Does Dairy Cause Breast Cancer?
Consuming dairy is probably linked to breast cancer, so say many renowned researchers and studies, including a 2009 paper available in the National Institutes of Health library.
Free From Harm compiled a collection of information from experts about the connection between dairy and breast cancer. Some highlights:
- “Casein, which makes up 87% of cow’s milk protein, promoted all stages of the cancer process,” says Dr. T. Colin Campbell, author of the well-regarded, seminal China Study, summing up his relevant findings.
- “[S]everal epidemiological studies have indicated a relationship between dairy consumption and breast cancer risk in pre-menopausal women (Outwater, 1997).” -Breast Cancer Fund
- “It appears that when individuals do not have the correct enzymes to metabolize many of the hormones naturally found in any type of cow’s milk, a glass of milk can flood the body with excess estrogen. This raises the risk of developing or accelerating the growth of existing breast cancer.” -Susan Wadia-Ells, Founding Director of Knowbreastcancer.net
- Professor Jane Plant advocates changing from dairy to soy products to prevent breast cancer, noting that “even in Hiroshima, the chances of contracting breast cancer are half that of western nations. Only when Chinese and Japanese women move to Europe or the United States does their chance of contracting breast cancer dramatically increase,” as Free From Harm summarized.
- “While scientists are hard at work searching for specific breast cancer-fighting compounds, the safest approach is to apply what we already know: Diets that are highest in a variety of plant foods and stay away from heavy oils, meat, and dairy products, help prevent a great many diseases.” -Dr. Neal M. Bernard
- “Some dairy products, such as whole milk and many types of cheese, have a relatively high saturated fat content, which may increase risk. Moreover, milk products may contain contaminants such as pesticides, which have carcinogenic potential, and growth factors such as insulin-like growth factor I, which have been shown to promote breast cancer cell growth.” -The American Journal of Clinical Nutrition.
Some nutritionists confirm the doctors’ findings. One of them, Phil Richards, writes that “the connection between casein and cancer was so profound [in experiments on rats] that the scientists could literally turn cancer growth on and off in the laboratory animals, like a light switch, simply by altering the level of casein protein in their diets.” Specifically, “[c]onsuming dairy products is linked to an increased risk for breast cancer as dairy products are high in fat, animal protein, and hormones, each of which increases cancer risk. Since the 1980′s, study after study has linked dairy consumption to a high incidence of breast and other cancers.”
Part of the problem with dairy is the things that come out of cows because of the way factory farmers treat them, as The American Journal of Clinical Nutrition quote above suggests. Dairy producers inject cows with a growth hormone to increase their milk production by a factor of ten. That milk then contains pus, bacteria, and blood because of the infections cows are prone to from their living conditions and from producing far more milk than they are meant to. Obviously these are not healthy things for us to drink.
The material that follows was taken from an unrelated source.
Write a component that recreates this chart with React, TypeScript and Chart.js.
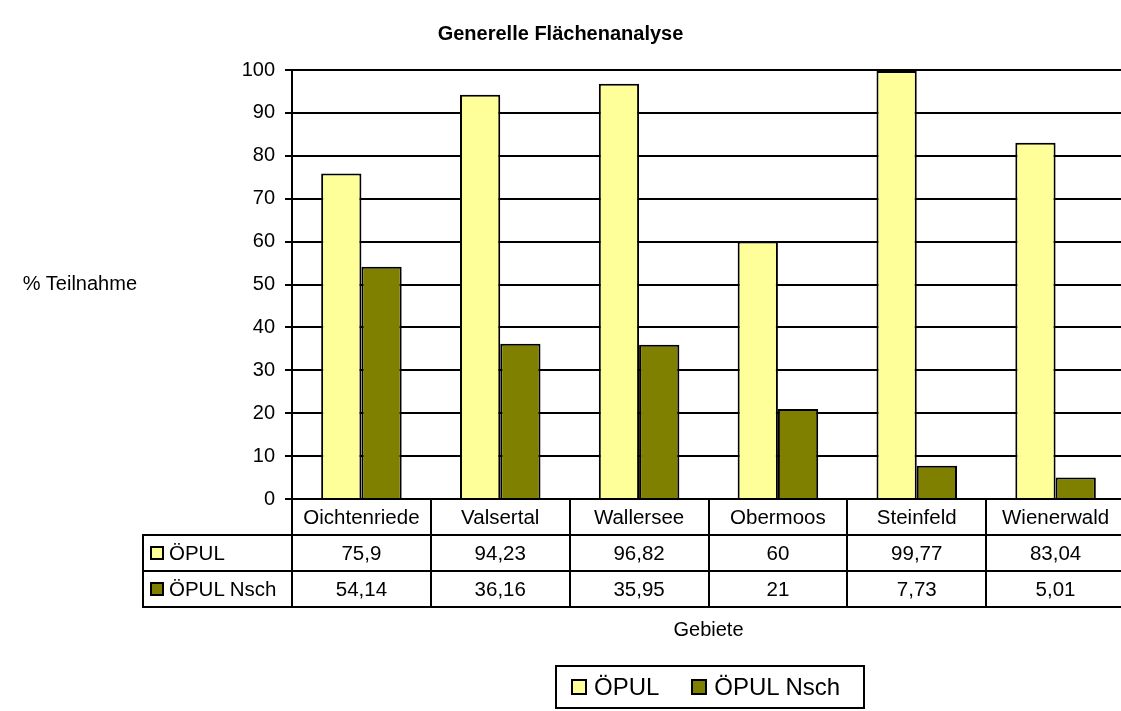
import React, { useEffect, useRef, useState } from "react";
import { Chart, registerables } from "chart.js";

Chart.register(...registerables);

const TITLE = "Generelle Flächenanalyse";
const Y_TITLE = "% Teilnahme";
const X_TITLE = "Gebiete";
const categories = ["Oichtenriede", "Valsertal", "Wallersee", "Obermoos", "Steinfeld", "Wienerwald"];
const seriesNames = ["ÖPUL", "ÖPUL Nsch"];
const opulValues = [75.9, 94.23, 96.82, 60, 99.77, 83.04];
const nschValues = [54.14, 36.16, 35.95, 21, 7.73, 5.01];
const seriesColors = ["#FFFF99", "#808000"];
const yMin = 0;
const yMax = 100;
const yStep = 10;

const FONT = '"Liberation Sans", Arial, Helvetica, sans-serif';
const CANVAS_W = 1130;
const CANVAS_H = 711;
const ROW_H = [36, 36, 36];
const LABEL_COL_LEFT = 143;

type Geom = { left: number; right: number; bottom: number; bounds: number[] };

const fmt = (v: number) => String(v).replace(".", ",");

export default function App() {
  const canvasRef = useRef<HTMLCanvasElement | null>(null);
  const [geom, setGeom] = useState<Geom | null>(null);

  useEffect(() => {
    const canvas = canvasRef.current;
    if (!canvas) return;
    const seriesData = [opulValues, nschValues];
    const chart = new Chart(canvas, {
      type: "bar",
      data: {
        labels: categories,
        datasets: seriesNames.map((name, i) => ({
          label: name,
          data: seriesData[i],
          backgroundColor: seriesColors[i],
          borderColor: "#000000",
          borderWidth: 2,
          categoryPercentage: 0.58,
          barPercentage: 1,
        })),
      },
      options: {
        responsive: false,
        animation: false,
        devicePixelRatio: 1,
        layout: { padding: { left: 0, top: 70, right: 5, bottom: 212 } },
        plugins: {
          legend: { display: false },
          title: { display: false },
          tooltip: { enabled: false },
        },
        scales: {
          x: { display: false, offset: true, grid: { display: false } },
          y: {
            min: yMin,
            max: yMax,
            ticks: { stepSize: yStep, color: "#000000", font: { family: FONT, size: 20 }, padding: 10 },
            grid: { color: "#000000", lineWidth: 2, tickLength: 7, drawTicks: true },
            border: { color: "#000000", width: 2 },
            afterFit: (s: any) => {
              s.width = 292;
            },
          },
        },
      },
    });
    const a = chart.chartArea;
    const xs: any = chart.scales.x;
    const bounds: number[] = [a.left];
    for (let i = 0; i < categories.length - 1; i++) {
      bounds.push((xs.getPixelForValue(i) + xs.getPixelForValue(i + 1)) / 2);
    }
    bounds.push(a.right);
    setGeom({ left: a.left, right: a.right, bottom: a.bottom, bounds });
    return () => chart.destroy();
  }, []);

  const lines: React.ReactNode[] = [];
  const cells: React.ReactNode[] = [];
  if (geom) {
    const top0 = geom.bottom;
    const rowTops = [top0, top0 + ROW_H[0], top0 + ROW_H[0] + ROW_H[1]];
    const tableBottom = rowTops[2] + ROW_H[2];
    const lineStyle = (l: number, t: number, w: number, h: number): React.CSSProperties => ({
      position: "absolute",
      left: l,
      top: t,
      width: w,
      height: h,
      background: "#000",
    });
    lines.push(<div key="h1" style={lineStyle(LABEL_COL_LEFT - 1, rowTops[1] - 1, geom.right - LABEL_COL_LEFT + 2, 2)} />);
    lines.push(<div key="h2" style={lineStyle(LABEL_COL_LEFT - 1, rowTops[2] - 1, geom.right - LABEL_COL_LEFT + 2, 2)} />);
    lines.push(<div key="h3" style={lineStyle(LABEL_COL_LEFT - 1, tableBottom - 1, geom.right - LABEL_COL_LEFT + 2, 2)} />);
    lines.push(<div key="vL" style={lineStyle(LABEL_COL_LEFT - 1, rowTops[1] - 1, 2, tableBottom - rowTops[1] + 2)} />);
    geom.bounds.forEach((x, i) => {
      lines.push(<div key={"v" + i} style={lineStyle(x - 1, top0 - 1, 2, tableBottom - top0 + 2)} />);
    });
    const cellStyle = (l: number, t: number, w: number, h: number): React.CSSProperties => ({
      position: "absolute",
      left: l,
      top: t,
      width: w,
      height: h,
      display: "flex",
      alignItems: "center",
      justifyContent: "center",
      fontFamily: FONT,
      fontSize: 20.5,
      color: "#000",
      whiteSpace: "nowrap",
    });
    const rowsData = [opulValues, nschValues];
    categories.forEach((c, i) => {
      const l = geom.bounds[i];
      const w = geom.bounds[i + 1] - l;
      cells.push(<div key={"c" + i} style={cellStyle(l, rowTops[0], w, ROW_H[0])}>{c}</div>);
      rowsData.forEach((arr, r) => {
        cells.push(
          <div key={"d" + r + "_" + i} style={cellStyle(l, rowTops[r + 1], w, ROW_H[r + 1])}>
            {fmt(arr[i])}
          </div>
        );
      });
    });
    seriesNames.forEach((name, r) => {
      cells.push(
        <div
          key={"lab" + r}
          style={{
            ...cellStyle(LABEL_COL_LEFT + 7, rowTops[r + 1], geom.left - LABEL_COL_LEFT - 7, ROW_H[r + 1]),
            justifyContent: "flex-start",
          }}
        >
          <span
            style={{
              display: "inline-block",
              width: 10,
              height: 10,
              background: seriesColors[r],
              border: "2px solid #000",
              marginRight: 5,
            }}
          />
          {name}
        </div>
      );
    });
  }

  return (
    <div
      style={{
        position: "absolute",
        left: 0,
        top: 0,
        width: 1121,
        height: 711,
        overflow: "hidden",
        background: "#fff",
      }}
    >
      <canvas
        ref={canvasRef}
        width={CANVAS_W}
        height={CANVAS_H}
        style={{ position: "absolute", left: 0, top: 0, width: CANVAS_W, height: CANVAS_H }}
      />
      <div
        style={{
          position: "absolute",
          left: 0,
          width: 1121,
          top: 22,
          textAlign: "center",
          fontFamily: FONT,
          fontWeight: "bold",
          fontSize: 20,
          color: "#000",
        }}
      >
        {TITLE}
      </div>
      <div
        style={{
          position: "absolute",
          right: 1121 - 137,
          top: 272,
          fontFamily: FONT,
          fontSize: 20,
          color: "#000",
          whiteSpace: "nowrap",
        }}
      >
        {Y_TITLE}
      </div>
      {lines}
      {cells}
      {geom && (
        <div
          style={{
            position: "absolute",
            left: geom.left,
            width: geom.right - geom.left,
            top: 618,
            textAlign: "center",
            fontFamily: FONT,
            fontSize: 20,
            color: "#000",
          }}
        >
          {X_TITLE}
        </div>
      )}
      <div
        style={{
          position: "absolute",
          left: 555,
          top: 665,
          width: 306,
          height: 40,
          border: "2px solid #000",
          display: "flex",
          alignItems: "center",
          fontFamily: FONT,
          fontSize: 24,
          color: "#000",
          whiteSpace: "nowrap",
        }}
      >
        {seriesNames.map((name, i) => (
          <span key={name} style={{ display: "inline-flex", alignItems: "center", marginLeft: i === 0 ? 14 : 32 }}>
            <span
              style={{
                display: "inline-block",
                width: 12,
                height: 12,
                background: seriesColors[i],
                border: "2px solid #000",
                marginRight: 7,
              }}
            />
            {name}
          </span>
        ))}
      </div>
    </div>
  );
}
Susan G. Komen for the Cure sounds a more conservative note than the researchers cited above: “data from the Nurses’ Health Study II found women who ate a lot of high-fat dairy products (like whole milk or butter) were at higher risk of premenopausal breast cancer,” it admits, but nevertheless asserts that “[m]ost studies have found no link between consuming dairy products and breast cancer in premenopausal women.” The site also claims that studies “have found no link between dairy product intake…and postmenopausal breast cancer risk.”
Another article went further, claiming that “dairy products may” make postmenopausal women “less likely to develop breast cancer.”
At most, as Cancer Research UK states, “[s]tudies investigating a link between cancer and dairy products have not given clear results…[W]e need further research to find out more about the links between dairy products and cancer risk.” Perhaps the safest course is to follow Jane Plant’s advice to replace dairy products with soy, which, as Care2 has reported, has a protective effect against breast cancer.